Henk Zanoli 91, helped save a 12 year old child from the Nazis

Yad Vashem and the Israeli government gave him a “Righteous among the Nations” medal. And then Israeli forces went ahead and killed six members of his extended family in Gaza by bombing their home.

So he gave the medal back along with this heart-breaking letter explaining his reasons. He concludes by saying:

If your state would be willing and able to transform itself along the lines of that set out above and there would still be an interest at that time in granting an honor to my family for the actions of my mother during the second world war, be sure to contact me or my descendants.

For most, this would be the appropriate moment to reflect on whether Netanyahu and Likud are alienating Israel’s best friends. But that must be because you don’t have the mindset of our friends on the right and you’re not with us on everything, so you must be against us.

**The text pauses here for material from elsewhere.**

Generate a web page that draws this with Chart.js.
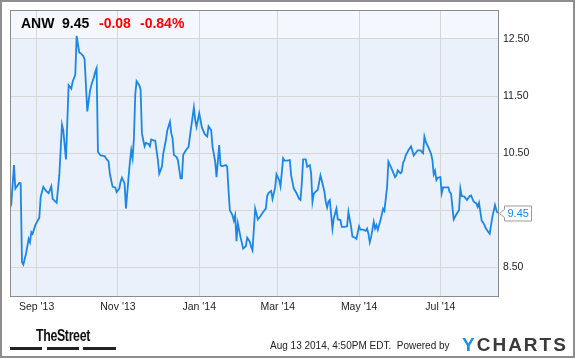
<!DOCTYPE html>
<html>
<head>
<meta charset="utf-8">
<script src="https://cdn.jsdelivr.net/npm/chart.js@4.4.1/dist/chart.umd.min.js"></script>
<style>
  body { margin: 0; background: #fff; }
  #wrap { position: relative; width: 575px; height: 358px; overflow: hidden; font-family: "Liberation Sans", Arial, sans-serif; }
  #chart { position: absolute; left: 0; top: 0; }
  #frame { position: absolute; left: 0; top: 0; width: 571px; height: 354px; border: 2px solid #8e8e8e; pointer-events: none; }
  .t { position: absolute; top: 16px; font-size: 14px; line-height: 14px; font-weight: bold; white-space: nowrap; }
  .red { color: #f00; }
  #ts { position: absolute; left: 36px; top: 327px; font-size: 17px; line-height: 17px; font-weight: bold; color: #111; transform-origin: 0 0; white-space: nowrap; letter-spacing: -0.5px; }
  .bar { position: absolute; top: 347px; height: 3px; background: #222; }
  #foot { position: absolute; left: 270px; top: 341px; font-size: 10px; line-height: 10px; color: #222; white-space: pre; }
  #yc { position: absolute; left: 462px; top: 335px; font-size: 19px; line-height: 19px; font-weight: bold; color: #3a3a3a; letter-spacing: 2px; white-space: nowrap; }
  #yc span { color: #1e90e6; }
</style>
</head>
<body>
<div id="wrap">
  <canvas id="chart" width="575" height="358"></canvas>
  <div id="frame"></div>
  <div class="t" style="left:21px">ANW</div>
  <div class="t" style="left:62px">9.45</div>
  <div class="t red" style="left:99px">-0.08</div>
  <div class="t red" style="left:140px">-0.84%</div>
  <div id="ts">TheStreet</div>
  <div class="bar" style="left:10px;width:32px"></div>
  <div class="bar" style="left:47px;width:32px"></div>
  <div class="bar" style="left:83px;width:33px"></div>
  <div id="foot">Aug 13 2014, 4:50PM EDT.  Powered by</div>
  <div id="yc"><span>Y</span>CHARTS</div>
</div>
<script>
// ANW daily close
var dates = [
  '2013-08-12','2013-08-13','2013-08-15','2013-08-16','2013-08-19','2013-08-20','2013-08-21','2013-08-22','2013-08-24','2013-08-26','2013-08-27','2013-08-28','2013-08-29','2013-08-31',
  '2013-09-03','2013-09-04','2013-09-06','2013-09-08','2013-09-10','2013-09-12','2013-09-13','2013-09-16','2013-09-18','2013-09-20','2013-09-21','2013-09-23','2013-09-25','2013-09-27','2013-09-28','2013-09-30',
  '2013-10-01','2013-10-03','2013-10-04','2013-10-06','2013-10-07','2013-10-09','2013-10-11','2013-10-12','2013-10-14','2013-10-15','2013-10-16','2013-10-17','2013-10-18','2013-10-19','2013-10-22','2013-10-23','2013-10-25','2013-10-26','2013-10-28','2013-10-30','2013-10-31',
  '2013-11-02','2013-11-03','2013-11-04','2013-11-06','2013-11-07','2013-11-09','2013-11-10','2013-11-11','2013-11-12','2013-11-13','2013-11-14','2013-11-15','2013-11-17','2013-11-18','2013-11-19','2013-11-20','2013-11-21','2013-11-22','2013-11-24','2013-11-25','2013-11-26','2013-11-28','2013-11-29',
  '2013-12-01','2013-12-02','2013-12-04','2013-12-05','2013-12-07','2013-12-08','2013-12-10','2013-12-11','2013-12-12','2013-12-13','2013-12-15','2013-12-16','2013-12-18','2013-12-19','2013-12-20','2013-12-22','2013-12-24','2013-12-25','2013-12-26','2013-12-28','2013-12-29','2013-12-30',
  '2014-01-01','2014-01-02','2014-01-03','2014-01-05','2014-01-06','2014-01-07','2014-01-08','2014-01-10','2014-01-11','2014-01-13','2014-01-14','2014-01-16','2014-01-17','2014-01-18','2014-01-21','2014-01-22','2014-01-23','2014-01-24','2014-01-26','2014-01-27','2014-01-28','2014-01-29','2014-01-30',
  '2014-02-01','2014-02-03','2014-02-05','2014-02-06','2014-02-08','2014-02-09','2014-02-10','2014-02-12','2014-02-14','2014-02-16','2014-02-18','2014-02-20','2014-02-21','2014-02-22','2014-02-24','2014-02-25','2014-02-27','2014-02-28',
  '2014-03-02','2014-03-03','2014-03-05','2014-03-06','2014-03-08','2014-03-10','2014-03-11','2014-03-13','2014-03-15','2014-03-17','2014-03-18','2014-03-19','2014-03-20','2014-03-22','2014-03-23','2014-03-25','2014-03-26','2014-03-27','2014-03-28','2014-03-30','2014-03-31',
  '2014-04-02','2014-04-03','2014-04-05','2014-04-06','2014-04-07','2014-04-08','2014-04-09','2014-04-11','2014-04-12','2014-04-14','2014-04-15','2014-04-17','2014-04-18','2014-04-20','2014-04-22','2014-04-23','2014-04-25','2014-04-26','2014-04-28','2014-04-29',
  '2014-05-01','2014-05-02','2014-05-04','2014-05-06','2014-05-07','2014-05-08','2014-05-09','2014-05-10','2014-05-12','2014-05-13','2014-05-14','2014-05-15','2014-05-17','2014-05-19','2014-05-20','2014-05-22','2014-05-23','2014-05-25','2014-05-28','2014-05-29','2014-05-30',
  '2014-06-01','2014-06-02','2014-06-03','2014-06-04','2014-06-05','2014-06-07','2014-06-09','2014-06-11','2014-06-12','2014-06-14','2014-06-16','2014-06-18','2014-06-19','2014-06-20','2014-06-22','2014-06-24','2014-06-25','2014-06-26','2014-06-27','2014-06-28','2014-06-29',
  '2014-07-01','2014-07-02','2014-07-03','2014-07-07','2014-07-08','2014-07-09','2014-07-11','2014-07-13','2014-07-15','2014-07-16','2014-07-17','2014-07-19','2014-07-21','2014-07-23','2014-07-24','2014-07-26','2014-07-28','2014-07-29','2014-07-30',
  '2014-08-01','2014-08-03','2014-08-04','2014-08-06','2014-08-07','2014-08-09','2014-08-11','2014-08-12','2014-08-13'
]
var prices = [
  9.70,9.63,10.29,9.88,9.98,9.97,8.59,8.55,8.74,9.00,8.94,9.12,9.09,9.24,
  9.37,9.73,9.91,9.84,9.80,9.92,9.70,9.63,10.11,11.00,10.90,10.39,11.69,11.63,11.75,11.87,
  12.55,12.26,12.25,12.20,12.14,11.23,11.58,11.69,11.83,11.93,11.99,10.52,10.49,10.46,10.45,10.41,10.35,10.13,9.91,9.90,9.82,
  9.88,10.00,10.07,9.97,9.53,10.08,10.35,10.55,10.41,10.76,11.52,11.76,11.69,11.62,10.85,10.73,10.62,10.68,10.66,10.62,10.74,10.72,10.72,
  10.38,10.14,10.26,10.49,10.73,10.89,11.05,10.85,10.76,10.47,10.43,10.38,10.06,10.06,10.47,10.55,10.61,10.79,10.96,11.30,11.08,10.96,
  11.20,11.08,10.95,10.84,10.81,10.79,10.97,10.90,10.61,10.35,10.08,10.64,10.29,10.27,10.29,10.26,9.85,9.50,9.41,9.32,9.41,8.96,9.27,
  9.03,8.83,8.87,9.02,8.95,8.86,8.80,9.53,9.34,9.40,9.47,9.53,9.75,9.80,9.84,9.70,9.90,10.13,
  10.03,9.92,10.41,10.37,10.37,10.38,10.11,9.88,9.80,9.70,9.68,9.97,10.39,10.39,10.26,10.29,10.15,9.65,9.79,9.84,9.86,
  10.11,10.02,9.82,9.65,9.55,9.65,9.68,9.18,9.36,9.53,9.34,9.33,9.21,9.21,9.22,9.47,9.21,9.04,9.02,9.00,
  9.22,9.16,9.16,9.14,9.18,9.09,8.94,9.03,9.30,9.18,9.24,9.16,9.32,9.53,9.49,9.91,10.35,10.25,10.08,10.11,10.20,
  10.15,10.17,10.33,10.38,10.46,10.55,10.62,10.46,10.49,10.55,10.55,10.50,10.79,10.70,10.60,10.49,10.38,10.13,10.19,10.03,10.07,
  10.08,9.80,9.90,9.90,9.82,9.79,9.34,9.43,9.50,9.88,9.75,9.74,9.68,9.75,9.76,9.65,9.62,9.56,9.63,
  9.32,9.25,9.19,9.12,9.09,9.38,9.59,9.50,9.45
]
var xTickDates = ['2013-09-01','2013-11-01','2014-01-01','2014-03-01','2014-05-01','2014-07-01']
var xTickLabels = ["Sep '13","Nov '13","Jan '14","Mar '14","May '14","Jul '14"]
var yTicks = [8.5, 9.5, 10.5, 11.5, 12.5]
var yTickLabels = ['8.50', '', '10.50', '11.50', '12.50']   // 9.50 sits under the price tag
var axisStart = '2013-08-12'
var axisEnd = '2014-08-14'

var lineColor = '#1a87e6'
var t0 = Date.UTC(2013, 7, 13)
function dayOf(s) {
  var p = s.split('-')
  return (Date.UTC(+p[0], +p[1] - 1, +p[2]) - t0) / 86400000
}

var points = dates.map(function (d, i) { return { x: dayOf(d), y: prices[i] } })

var plotBg = {
  id: 'plotBg',
  beforeDraw: function (chart) {
    var c = chart.ctx, a = chart.chartArea
    c.save()
    c.fillStyle = '#ebf1fb'
    c.fillRect(a.left, a.top, a.right - a.left, a.bottom - a.top)
    c.fillStyle = '#f4f7fd'
    c.fillRect(a.left, a.top, a.right - a.left, 28)
    c.restore()
  },
  afterDraw: function (chart) {
    var c = chart.ctx, a = chart.chartArea
    c.save()
    c.strokeStyle = '#8b8b8b'
    c.lineWidth = 1
    c.strokeRect(Math.round(a.left) + 0.5, Math.round(a.top) + 0.5, Math.round(a.right - a.left) - 1, Math.round(a.bottom - a.top))
    // last price tag
    var last = prices[prices.length - 1]
    var px = Math.round(a.right) + 0.5
    var py = Math.round(chart.scales.y.getPixelForValue(last)) + 0.5
    c.beginPath()
    c.moveTo(px, py)
    c.lineTo(px + 5, py - 4)
    c.lineTo(px + 5, py - 7.5)
    c.lineTo(px + 32, py - 7.5)
    c.lineTo(px + 32, py + 7.5)
    c.lineTo(px + 5, py + 7.5)
    c.lineTo(px + 5, py + 4)
    c.closePath()
    c.fillStyle = '#fff'
    c.fill()
    c.strokeStyle = '#9a9a9a'
    c.stroke()
    c.fillStyle = lineColor
    c.font = '11px "Liberation Sans", Arial, sans-serif'
    c.textBaseline = 'middle'
    c.fillText(last.toFixed(2), px + 8, py + 0.5)
    c.restore()
  }
}

new Chart(document.getElementById('chart'), {
  type: 'line',
  data: {
    datasets: [{
      data: points,
      borderColor: lineColor,
      borderWidth: 1.8,
      pointRadius: 0,
      tension: 0,
      fill: false
    }]
  },
  options: {
    responsive: false,
    animation: false,
    layout: { padding: { left: 10, top: 10, right: 0, bottom: 0 } },
    plugins: { legend: { display: false }, tooltip: { enabled: false } },
    scales: {
      x: {
        type: 'linear',
        min: dayOf(axisStart),
        max: dayOf(axisEnd),
        afterBuildTicks: function (s) { s.ticks = xTickDates.map(function (d) { return { value: dayOf(d) } }) },
        afterFit: function (s) { s.height = 62 },
        grid: { color: '#d6d6d6', drawTicks: false },
        border: { display: false },
        ticks: {
          autoSkip: false, maxRotation: 0, padding: 5, color: '#222',
          font: { family: '"Liberation Sans", Arial, sans-serif', size: 10.5 },
          callback: function (v, i) { return xTickLabels[i] }
        }
      },
      y: {
        position: 'right',
        min: 8,
        max: 13,
        afterBuildTicks: function (s) { s.ticks = yTicks.map(function (v) { return { value: v } }) },
        afterFit: function (s) { s.width = 76 },
        grid: { color: '#d6d6d6', drawTicks: false },
        border: { display: false },
        ticks: {
          padding: 4, color: '#222',
          font: { family: '"Liberation Sans", Arial, sans-serif', size: 10.5 },
          callback: function (v, i) { return yTickLabels[i] }
        }
      }
    }
  },
  plugins: [plotBg]
})

var ts = document.getElementById('ts')
ts.style.transform = 'scaleX(' + (54 / ts.offsetWidth) + ')'
</script>
</body>
</html>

This is how various newspapers are covering the story:

The Economist does a really good job of summarizing the story:

HENK ZANOLI (pictured) is a 91-year-old retired Dutch lawyer whose personal history encapsulates the reasons why the Netherlands and Israel have had such friendly relations since the foundation of the Jewish state in the wake of the second world war. Mr Zanoli’s family was, as the Dutch put it, “right in the war”—i.e. members of the resistance. In 1943, Mr Zanoli escorted an 11-year-old Jewish boy from Amsterdam, Elchanan Pinto, back to the family home in the village of Eemnes, where he and his mother Johanna hid him for the rest of the war. (His father, Henk Senior, had already been sent to a concentration camp for his resistance activities; he would die at Mauthausen.) Mr Pinto subsequently emigrated to Israel. Three years ago, the Israeli Holocaust memorial Yad Vashem awarded its “Righteous Among the Nations” medal, given to non-Jews who rescued Jews from the Nazis, to Mr Zanoli and (posthumously) his mother.

On August 11th, Haaretz’s Amira Hass reports, Mr Zanoli sent Yad Vashem its medal back. Mr Zanoli’s great-niece, Angelique Eijpe, is a Dutch diplomat, deputy head of the country’s mission in Oman, and her husband, Ismail Zi’adah, is a Palestinian economist who was born in Gaza’s al-Bureij refugee camp. On July 20, the Zi’adah family house in al-Bureij was hit by an Israeli bomb, killing six members of the extended family, including the family matriarch, three of her sons, and a 12-year-old grandson. In an elegant and sorrowful letter to Israel’s ambassador in The Hague, Mr Zanoli explained that he could not in good conscience keep the Israeli medal.